What you will do: Copy each line of the material below that includes the string "Output".

##### Entries provided

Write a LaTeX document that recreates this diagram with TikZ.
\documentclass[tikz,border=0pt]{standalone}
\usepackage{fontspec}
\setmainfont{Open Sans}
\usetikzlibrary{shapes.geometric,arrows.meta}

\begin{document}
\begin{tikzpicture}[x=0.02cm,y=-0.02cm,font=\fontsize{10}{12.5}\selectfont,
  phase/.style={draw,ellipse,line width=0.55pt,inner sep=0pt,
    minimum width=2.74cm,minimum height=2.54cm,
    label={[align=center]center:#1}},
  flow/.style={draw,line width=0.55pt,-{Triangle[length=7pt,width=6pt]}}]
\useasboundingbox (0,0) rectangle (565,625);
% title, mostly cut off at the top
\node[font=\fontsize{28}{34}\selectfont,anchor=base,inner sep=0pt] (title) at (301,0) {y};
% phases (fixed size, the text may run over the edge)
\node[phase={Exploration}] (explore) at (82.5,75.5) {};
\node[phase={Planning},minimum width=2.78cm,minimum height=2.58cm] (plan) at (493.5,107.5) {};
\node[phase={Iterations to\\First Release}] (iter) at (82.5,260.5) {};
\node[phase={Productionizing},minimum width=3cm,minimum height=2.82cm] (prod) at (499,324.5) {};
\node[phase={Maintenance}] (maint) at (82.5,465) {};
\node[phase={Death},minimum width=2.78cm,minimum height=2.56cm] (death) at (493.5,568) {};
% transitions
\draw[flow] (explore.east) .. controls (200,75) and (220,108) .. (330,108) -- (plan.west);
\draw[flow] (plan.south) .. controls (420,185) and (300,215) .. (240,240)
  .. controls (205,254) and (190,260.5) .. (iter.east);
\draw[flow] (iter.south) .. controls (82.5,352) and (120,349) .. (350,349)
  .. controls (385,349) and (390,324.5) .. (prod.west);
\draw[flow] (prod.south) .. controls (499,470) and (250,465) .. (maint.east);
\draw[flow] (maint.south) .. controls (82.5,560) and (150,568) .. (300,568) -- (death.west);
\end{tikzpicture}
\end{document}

##########
##### Entries provided

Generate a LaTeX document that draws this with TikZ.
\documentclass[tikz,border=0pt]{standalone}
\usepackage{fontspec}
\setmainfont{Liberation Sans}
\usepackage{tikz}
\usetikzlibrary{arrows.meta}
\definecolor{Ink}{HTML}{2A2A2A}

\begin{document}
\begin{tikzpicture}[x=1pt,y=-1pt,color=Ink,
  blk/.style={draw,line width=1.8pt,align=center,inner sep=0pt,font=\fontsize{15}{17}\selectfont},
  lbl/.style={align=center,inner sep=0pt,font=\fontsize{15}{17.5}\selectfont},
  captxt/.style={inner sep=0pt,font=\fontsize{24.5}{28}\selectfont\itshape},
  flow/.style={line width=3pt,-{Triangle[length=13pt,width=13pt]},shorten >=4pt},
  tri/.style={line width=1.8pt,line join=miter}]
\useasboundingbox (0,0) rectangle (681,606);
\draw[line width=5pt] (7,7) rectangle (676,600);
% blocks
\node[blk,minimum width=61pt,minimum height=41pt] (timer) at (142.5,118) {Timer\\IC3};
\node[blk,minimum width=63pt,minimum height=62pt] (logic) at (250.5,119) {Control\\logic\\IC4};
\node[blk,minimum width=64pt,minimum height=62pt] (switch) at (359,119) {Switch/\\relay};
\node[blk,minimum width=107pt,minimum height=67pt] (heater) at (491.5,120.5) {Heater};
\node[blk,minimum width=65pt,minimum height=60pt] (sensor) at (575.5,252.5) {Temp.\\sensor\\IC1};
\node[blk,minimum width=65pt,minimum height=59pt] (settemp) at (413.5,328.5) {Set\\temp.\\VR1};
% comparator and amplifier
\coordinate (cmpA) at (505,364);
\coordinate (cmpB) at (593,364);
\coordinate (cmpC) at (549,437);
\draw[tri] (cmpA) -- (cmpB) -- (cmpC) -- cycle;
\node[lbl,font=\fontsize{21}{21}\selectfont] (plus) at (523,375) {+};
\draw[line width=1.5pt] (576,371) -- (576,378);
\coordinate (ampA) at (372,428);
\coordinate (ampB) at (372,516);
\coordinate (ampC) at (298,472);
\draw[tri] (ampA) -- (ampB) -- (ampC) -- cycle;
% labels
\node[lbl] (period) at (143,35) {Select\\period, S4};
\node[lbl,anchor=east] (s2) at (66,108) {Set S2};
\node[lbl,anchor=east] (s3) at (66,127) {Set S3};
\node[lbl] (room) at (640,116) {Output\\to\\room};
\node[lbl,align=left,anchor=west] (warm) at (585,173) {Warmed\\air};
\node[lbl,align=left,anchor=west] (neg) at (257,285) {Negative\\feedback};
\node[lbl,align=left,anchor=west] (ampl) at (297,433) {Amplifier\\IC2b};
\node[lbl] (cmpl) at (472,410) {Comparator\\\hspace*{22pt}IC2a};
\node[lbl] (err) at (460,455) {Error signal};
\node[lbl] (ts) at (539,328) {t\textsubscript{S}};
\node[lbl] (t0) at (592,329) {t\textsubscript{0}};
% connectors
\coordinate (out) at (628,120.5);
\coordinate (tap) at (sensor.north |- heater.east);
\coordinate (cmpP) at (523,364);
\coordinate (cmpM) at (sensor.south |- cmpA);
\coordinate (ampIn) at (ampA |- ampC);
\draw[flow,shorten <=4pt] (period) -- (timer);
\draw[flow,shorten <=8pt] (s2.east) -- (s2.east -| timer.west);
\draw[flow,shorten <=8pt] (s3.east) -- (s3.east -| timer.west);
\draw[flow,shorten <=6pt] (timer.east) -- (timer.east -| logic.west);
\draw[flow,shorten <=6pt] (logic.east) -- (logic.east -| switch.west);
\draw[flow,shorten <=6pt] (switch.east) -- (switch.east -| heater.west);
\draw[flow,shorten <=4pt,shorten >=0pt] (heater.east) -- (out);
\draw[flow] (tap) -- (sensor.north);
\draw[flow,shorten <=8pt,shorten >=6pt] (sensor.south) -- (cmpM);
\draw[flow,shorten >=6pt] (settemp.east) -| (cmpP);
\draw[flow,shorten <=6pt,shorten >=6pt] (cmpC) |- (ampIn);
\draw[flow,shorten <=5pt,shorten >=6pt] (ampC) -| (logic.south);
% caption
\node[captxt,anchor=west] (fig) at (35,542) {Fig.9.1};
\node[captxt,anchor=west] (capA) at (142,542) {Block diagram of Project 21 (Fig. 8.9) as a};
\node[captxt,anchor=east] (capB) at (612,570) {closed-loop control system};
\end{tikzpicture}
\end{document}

##########
##### Entries provided

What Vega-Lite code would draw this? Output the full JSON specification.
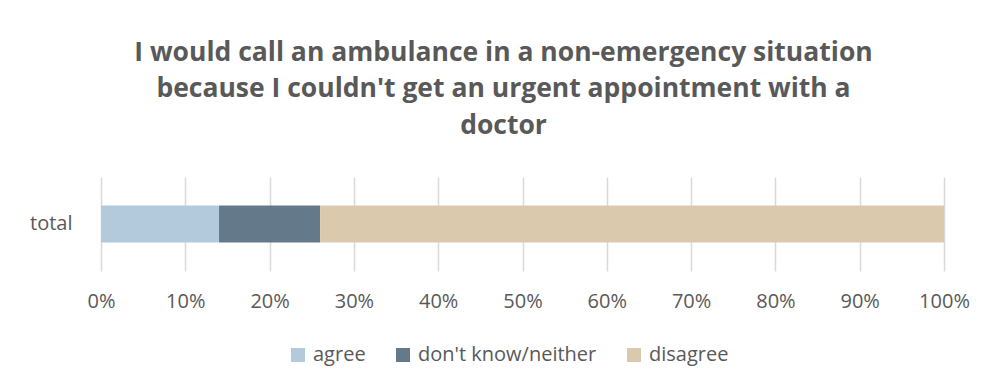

##########

Written answer:
\node[lbl] (room) at (640,116) {Output\\to\\room};
What Vega-Lite code would draw this? Output the full JSON specification.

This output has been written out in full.